Laura Jordan Goff and her daughters Georgia and Ruby. Probably 1914 or after, Guthrie County, Iowa

“She leaves to mourn her passing, her parents, two sisters, Mrs. Leora Wilson of Stuart, and Miss Ruby Goff, and seven brothers, Merle [sic], Wayne, Jenning[s], Rolla, Willis, Perry and Clarence. One other brother preceded her in death in 1909. . . . Old friends in the persons of Fern Robertson, Bonnie McLuen, Leila Allen, Mabel Smith, Verna Davis and Pearl Cahail helped to bear the body to its last resting place.”


Comments from Leora Goff Wilson‘s memoirs: “When my sister Georgia was in her late teens, we are certain that when she had a delirium spell that it was from the fall she had when she was about 9. The doctor wouldn’t find anything wrong and she would get over that, it seemed. She took music lessons, taught music some, and went to school in Des Moines the year before she got real upset, the summer she was 28 years old. A pressure on her brain, in the forehead, it seemed–a slow buildup, we figured, after her death, which was the cause of her death. The doctors couldn’t do anything about it in those days. She passed away September 7, 1922. She was so talented and learned so easily.”

From her niece Doris Wilson Neal, memories from when she was about 4 years old: She felt comfortable with her Aunt Georgia when she visited the Wilsons in Stuart. Georgia would tuck Doris’s small hand in her pocket with her own hand to keep it warm when they walked to uptown Stuart. Once when a torn spot in the roll for their player piano made a discordant noise. It caused Georgia to make guttural noises. Leora put her arms around her sister, “Oh, Georgia, Georgia, don’t.” It frightened Doris.

Doris also witnessed one of the spells at her grandparents’ Victorian home in Guthrie Center. Her Grandfather Goff struck his daughter. Grandmother Goff cried, “Oh, Pa Pa, don’t.” He arranged for Georgia to live at the Clarinda Mental Health Center, which was such a discouragement to her. “So, Pa, that’s where you think I should go.” She died only ten days after arriving there.

I wonder whether Georgia Laurayne Goff had a brain tumor, or had developed epilepsy. She had also worked for the Carl Weeks family, who eventually built the Salisbury House in Des Moines.

Leora’s Early Years: Guthrie County Roots


  1. It’s so hard to figure out a diagnosis from this remove. Frustrating, for sure. I think many people be and despondent after being placed in an institution. I think death rates were high and came surprisingly quick.
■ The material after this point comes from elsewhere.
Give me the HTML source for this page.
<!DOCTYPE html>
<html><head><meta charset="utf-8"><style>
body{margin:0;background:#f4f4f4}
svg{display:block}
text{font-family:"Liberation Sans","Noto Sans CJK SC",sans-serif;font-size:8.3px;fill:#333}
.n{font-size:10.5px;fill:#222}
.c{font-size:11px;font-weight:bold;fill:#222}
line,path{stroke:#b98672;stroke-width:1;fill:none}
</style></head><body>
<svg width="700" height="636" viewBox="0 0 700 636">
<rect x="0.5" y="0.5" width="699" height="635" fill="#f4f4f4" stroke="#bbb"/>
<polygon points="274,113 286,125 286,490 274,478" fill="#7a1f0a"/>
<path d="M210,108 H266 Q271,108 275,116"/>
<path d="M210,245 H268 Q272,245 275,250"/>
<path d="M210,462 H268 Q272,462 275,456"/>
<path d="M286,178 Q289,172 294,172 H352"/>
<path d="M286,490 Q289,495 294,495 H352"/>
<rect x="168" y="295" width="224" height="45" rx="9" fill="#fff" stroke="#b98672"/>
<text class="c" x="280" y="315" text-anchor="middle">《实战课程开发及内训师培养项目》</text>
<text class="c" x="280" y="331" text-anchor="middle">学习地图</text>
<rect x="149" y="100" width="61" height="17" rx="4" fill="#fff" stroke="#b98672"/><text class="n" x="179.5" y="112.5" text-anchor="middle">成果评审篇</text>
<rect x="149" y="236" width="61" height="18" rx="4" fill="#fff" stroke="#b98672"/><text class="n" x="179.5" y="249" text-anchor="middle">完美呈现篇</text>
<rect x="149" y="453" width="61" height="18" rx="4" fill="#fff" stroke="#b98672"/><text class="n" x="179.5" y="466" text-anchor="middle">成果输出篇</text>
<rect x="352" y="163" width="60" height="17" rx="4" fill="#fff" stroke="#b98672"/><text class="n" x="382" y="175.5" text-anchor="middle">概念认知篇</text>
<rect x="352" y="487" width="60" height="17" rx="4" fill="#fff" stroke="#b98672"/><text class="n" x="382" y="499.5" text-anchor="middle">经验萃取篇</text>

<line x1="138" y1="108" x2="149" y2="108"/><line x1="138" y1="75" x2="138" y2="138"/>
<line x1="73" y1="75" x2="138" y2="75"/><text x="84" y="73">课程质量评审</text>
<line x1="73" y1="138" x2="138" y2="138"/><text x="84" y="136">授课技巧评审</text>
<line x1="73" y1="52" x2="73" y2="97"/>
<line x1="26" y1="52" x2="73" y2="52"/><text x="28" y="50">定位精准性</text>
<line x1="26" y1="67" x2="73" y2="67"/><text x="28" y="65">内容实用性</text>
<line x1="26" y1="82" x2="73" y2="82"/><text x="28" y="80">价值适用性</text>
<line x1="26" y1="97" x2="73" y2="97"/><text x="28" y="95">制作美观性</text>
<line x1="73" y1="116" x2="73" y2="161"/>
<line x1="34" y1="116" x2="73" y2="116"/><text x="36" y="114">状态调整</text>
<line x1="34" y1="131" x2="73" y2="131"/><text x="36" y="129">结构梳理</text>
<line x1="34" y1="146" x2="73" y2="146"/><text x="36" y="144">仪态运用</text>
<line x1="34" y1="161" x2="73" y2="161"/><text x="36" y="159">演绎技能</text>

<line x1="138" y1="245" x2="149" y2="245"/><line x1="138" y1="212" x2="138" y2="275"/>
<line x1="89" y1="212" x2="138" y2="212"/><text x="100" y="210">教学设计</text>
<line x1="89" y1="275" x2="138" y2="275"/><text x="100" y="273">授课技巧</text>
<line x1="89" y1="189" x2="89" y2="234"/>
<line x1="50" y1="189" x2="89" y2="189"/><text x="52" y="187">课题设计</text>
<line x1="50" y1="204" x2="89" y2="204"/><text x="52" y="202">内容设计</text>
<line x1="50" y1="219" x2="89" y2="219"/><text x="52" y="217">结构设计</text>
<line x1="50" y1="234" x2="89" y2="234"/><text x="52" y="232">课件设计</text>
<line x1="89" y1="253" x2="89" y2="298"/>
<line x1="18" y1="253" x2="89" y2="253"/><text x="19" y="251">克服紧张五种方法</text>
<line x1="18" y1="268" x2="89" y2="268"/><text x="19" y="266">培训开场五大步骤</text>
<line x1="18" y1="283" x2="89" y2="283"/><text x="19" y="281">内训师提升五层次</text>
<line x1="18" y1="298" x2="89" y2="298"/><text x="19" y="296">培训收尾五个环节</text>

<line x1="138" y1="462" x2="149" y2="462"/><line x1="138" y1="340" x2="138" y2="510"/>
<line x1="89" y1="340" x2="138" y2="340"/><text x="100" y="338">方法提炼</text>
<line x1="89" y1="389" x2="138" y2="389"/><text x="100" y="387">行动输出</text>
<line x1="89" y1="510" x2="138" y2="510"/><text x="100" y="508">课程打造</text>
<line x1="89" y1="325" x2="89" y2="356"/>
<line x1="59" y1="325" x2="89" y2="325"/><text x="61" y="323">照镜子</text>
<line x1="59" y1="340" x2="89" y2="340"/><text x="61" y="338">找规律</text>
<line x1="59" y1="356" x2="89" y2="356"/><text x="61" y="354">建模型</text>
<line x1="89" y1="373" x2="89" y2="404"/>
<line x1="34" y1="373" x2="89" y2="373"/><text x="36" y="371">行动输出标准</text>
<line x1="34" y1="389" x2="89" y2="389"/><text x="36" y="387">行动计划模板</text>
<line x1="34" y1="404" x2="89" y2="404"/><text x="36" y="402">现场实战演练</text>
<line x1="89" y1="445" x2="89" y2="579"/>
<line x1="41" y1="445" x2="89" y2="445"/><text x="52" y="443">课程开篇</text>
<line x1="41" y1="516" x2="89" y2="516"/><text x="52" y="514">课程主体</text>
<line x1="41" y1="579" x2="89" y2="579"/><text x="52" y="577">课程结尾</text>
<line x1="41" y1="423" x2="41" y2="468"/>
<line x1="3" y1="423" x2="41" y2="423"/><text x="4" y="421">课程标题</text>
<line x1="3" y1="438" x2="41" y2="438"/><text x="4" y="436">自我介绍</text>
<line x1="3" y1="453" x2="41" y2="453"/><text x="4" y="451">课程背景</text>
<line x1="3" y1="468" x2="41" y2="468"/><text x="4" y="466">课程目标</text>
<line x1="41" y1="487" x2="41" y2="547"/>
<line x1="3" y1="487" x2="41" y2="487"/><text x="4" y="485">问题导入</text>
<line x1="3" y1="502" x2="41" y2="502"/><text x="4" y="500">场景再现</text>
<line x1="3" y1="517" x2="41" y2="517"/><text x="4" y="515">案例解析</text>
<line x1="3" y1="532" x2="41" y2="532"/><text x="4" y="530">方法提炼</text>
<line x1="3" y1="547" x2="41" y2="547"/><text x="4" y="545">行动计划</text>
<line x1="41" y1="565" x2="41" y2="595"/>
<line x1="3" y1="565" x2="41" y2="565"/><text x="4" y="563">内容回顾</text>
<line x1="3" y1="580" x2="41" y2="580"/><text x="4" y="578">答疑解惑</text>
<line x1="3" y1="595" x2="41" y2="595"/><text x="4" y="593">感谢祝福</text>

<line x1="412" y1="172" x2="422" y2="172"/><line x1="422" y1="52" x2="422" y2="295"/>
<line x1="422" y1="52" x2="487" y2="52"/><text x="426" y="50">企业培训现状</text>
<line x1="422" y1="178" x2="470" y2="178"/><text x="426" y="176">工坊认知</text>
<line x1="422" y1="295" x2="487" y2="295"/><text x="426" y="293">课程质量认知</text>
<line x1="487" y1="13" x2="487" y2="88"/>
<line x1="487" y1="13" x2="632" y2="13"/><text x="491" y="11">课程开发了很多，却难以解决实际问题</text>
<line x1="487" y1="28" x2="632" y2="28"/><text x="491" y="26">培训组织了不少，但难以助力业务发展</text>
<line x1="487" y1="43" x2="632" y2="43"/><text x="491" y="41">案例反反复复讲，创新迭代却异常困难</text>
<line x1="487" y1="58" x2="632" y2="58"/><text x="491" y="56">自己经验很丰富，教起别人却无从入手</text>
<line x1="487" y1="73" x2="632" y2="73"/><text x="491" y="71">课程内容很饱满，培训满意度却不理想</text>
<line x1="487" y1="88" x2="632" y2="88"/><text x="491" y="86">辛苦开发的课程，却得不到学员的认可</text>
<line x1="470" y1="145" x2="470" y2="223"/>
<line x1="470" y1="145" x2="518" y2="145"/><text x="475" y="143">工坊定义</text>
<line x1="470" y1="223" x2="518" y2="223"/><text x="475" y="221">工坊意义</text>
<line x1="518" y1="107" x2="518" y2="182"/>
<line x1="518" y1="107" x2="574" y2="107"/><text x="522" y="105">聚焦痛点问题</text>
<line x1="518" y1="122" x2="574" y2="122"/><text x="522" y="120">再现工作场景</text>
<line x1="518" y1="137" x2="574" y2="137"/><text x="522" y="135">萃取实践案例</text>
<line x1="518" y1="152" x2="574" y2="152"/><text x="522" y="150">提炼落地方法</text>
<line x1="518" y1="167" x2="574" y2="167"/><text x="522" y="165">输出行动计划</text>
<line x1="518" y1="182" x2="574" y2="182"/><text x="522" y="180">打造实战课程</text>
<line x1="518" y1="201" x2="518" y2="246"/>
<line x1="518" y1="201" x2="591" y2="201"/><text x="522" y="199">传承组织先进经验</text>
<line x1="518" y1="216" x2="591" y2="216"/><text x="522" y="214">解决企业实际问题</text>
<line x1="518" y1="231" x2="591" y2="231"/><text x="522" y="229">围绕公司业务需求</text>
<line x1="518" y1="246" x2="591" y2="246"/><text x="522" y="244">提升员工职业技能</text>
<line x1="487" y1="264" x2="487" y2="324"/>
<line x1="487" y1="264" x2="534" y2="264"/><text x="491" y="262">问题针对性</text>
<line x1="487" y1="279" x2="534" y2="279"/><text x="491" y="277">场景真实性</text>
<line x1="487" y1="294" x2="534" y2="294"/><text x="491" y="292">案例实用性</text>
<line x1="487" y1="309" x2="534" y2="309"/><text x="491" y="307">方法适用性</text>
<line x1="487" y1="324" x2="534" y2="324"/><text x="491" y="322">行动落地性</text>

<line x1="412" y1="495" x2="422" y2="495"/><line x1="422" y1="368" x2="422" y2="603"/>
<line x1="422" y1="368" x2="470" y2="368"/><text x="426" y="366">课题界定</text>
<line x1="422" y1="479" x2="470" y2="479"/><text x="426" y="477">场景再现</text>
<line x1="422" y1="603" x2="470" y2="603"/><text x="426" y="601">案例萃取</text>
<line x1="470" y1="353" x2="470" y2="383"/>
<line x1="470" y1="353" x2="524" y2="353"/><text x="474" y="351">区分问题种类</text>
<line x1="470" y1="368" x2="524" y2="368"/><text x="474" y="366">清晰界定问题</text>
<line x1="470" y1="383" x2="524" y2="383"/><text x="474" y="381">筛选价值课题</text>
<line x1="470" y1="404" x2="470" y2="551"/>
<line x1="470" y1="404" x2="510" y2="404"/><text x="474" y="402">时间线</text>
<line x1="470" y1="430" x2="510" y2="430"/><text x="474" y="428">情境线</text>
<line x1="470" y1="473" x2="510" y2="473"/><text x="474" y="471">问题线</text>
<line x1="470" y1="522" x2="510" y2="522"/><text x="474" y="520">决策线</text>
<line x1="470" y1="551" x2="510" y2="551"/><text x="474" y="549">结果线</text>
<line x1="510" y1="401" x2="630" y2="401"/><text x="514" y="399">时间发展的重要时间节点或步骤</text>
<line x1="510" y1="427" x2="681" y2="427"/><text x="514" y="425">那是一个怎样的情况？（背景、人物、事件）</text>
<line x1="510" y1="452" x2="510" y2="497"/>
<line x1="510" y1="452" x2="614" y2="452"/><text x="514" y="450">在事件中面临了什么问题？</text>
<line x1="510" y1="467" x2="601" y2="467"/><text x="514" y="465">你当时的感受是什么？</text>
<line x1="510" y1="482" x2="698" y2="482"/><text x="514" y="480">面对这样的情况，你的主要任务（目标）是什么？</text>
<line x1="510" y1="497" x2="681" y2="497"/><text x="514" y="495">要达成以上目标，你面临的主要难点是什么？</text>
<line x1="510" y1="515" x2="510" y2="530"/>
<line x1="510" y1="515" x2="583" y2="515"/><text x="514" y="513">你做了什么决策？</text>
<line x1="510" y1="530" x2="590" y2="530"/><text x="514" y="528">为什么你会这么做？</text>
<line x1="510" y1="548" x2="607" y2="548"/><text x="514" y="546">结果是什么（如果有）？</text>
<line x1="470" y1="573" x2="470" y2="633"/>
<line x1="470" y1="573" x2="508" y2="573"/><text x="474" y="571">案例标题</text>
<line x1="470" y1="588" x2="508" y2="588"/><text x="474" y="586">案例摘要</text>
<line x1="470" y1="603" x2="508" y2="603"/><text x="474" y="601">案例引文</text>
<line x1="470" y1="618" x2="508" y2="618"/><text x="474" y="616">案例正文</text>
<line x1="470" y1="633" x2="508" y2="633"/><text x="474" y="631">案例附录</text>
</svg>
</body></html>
  2. Thank you for sharing Georgia with us. I wondered, too, as I was reading whether or not she had an undiagnosed brain tumor. As always, I love the stories and the photos, Joy. 🥰

  3. I had an uncle who died when he was 29 from a brain tumor. He had received a head injury as a child when he was hit by a jeep. My relatives always thought the accident caused the eventual tumor. Poor Georgia had so much potential. It’s sad she ended up in a mental institution and didn’t die at home with her family. Of course, they had no way of knowing. Great documentation, Joy!